Troubleshooting the Blowers:
Blowers keep running:
Once the stove is switched off, both blowers should continue to operate until the low limit switch shuts them down in the cool down cycle. If the blowers will not stop running, the low limit switch is most likely stuck closed. Either bypass the switch or use a multimeter to check for voltage. Inspect the stove wiring for frays or broken connections. Otherwise, the control board may need to be repaired or replaced.
Blowers not running:
The convection fan should be operated on a speed equal to or higher than the fuel feed rate to prevent the blower from shutting off. If the blowers will not come on when the stove starts, begin by checking for power to the stove. Next, inspect the wire connections between the high limit snap switch and the terminal block.

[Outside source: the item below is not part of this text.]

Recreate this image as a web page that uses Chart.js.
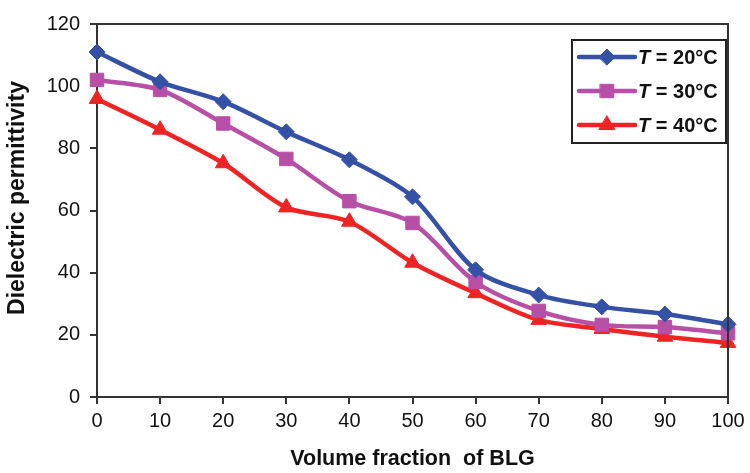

If the wires are fine try bypassing the high limit switch. To bypass, the first step is to unplug your stove so you don’t accidentally short out your control board. After that, you can use a jumper wire, or a paper clip to make a connection between the two contacts. After you have done this plug your stove back in if your problem is fixed this is the sensor you need to replace. If no change occurs with the high limit sensor bypassed then you may have a faulty blower. We suggest bench testing the blower outside of the stove by connecting the blower to wall power. As soon as the motor is connected to power the impeller should start up right away and spin very fast.
If the blower and the high limit switch pass inspection, the control board may need to be repaired or replaced.
Note: Some Whitfield models require lubricating the combustion blower motor after every 6 months of continuous operation. This is only necessary if the motor has ports for oil. Fasco, the motor manufacturer, recommends using synthetic bearing oil like Anderol 465 to keep motors lubricated. If the convection fan motor makes a screeching sound, it is ready to be replaced.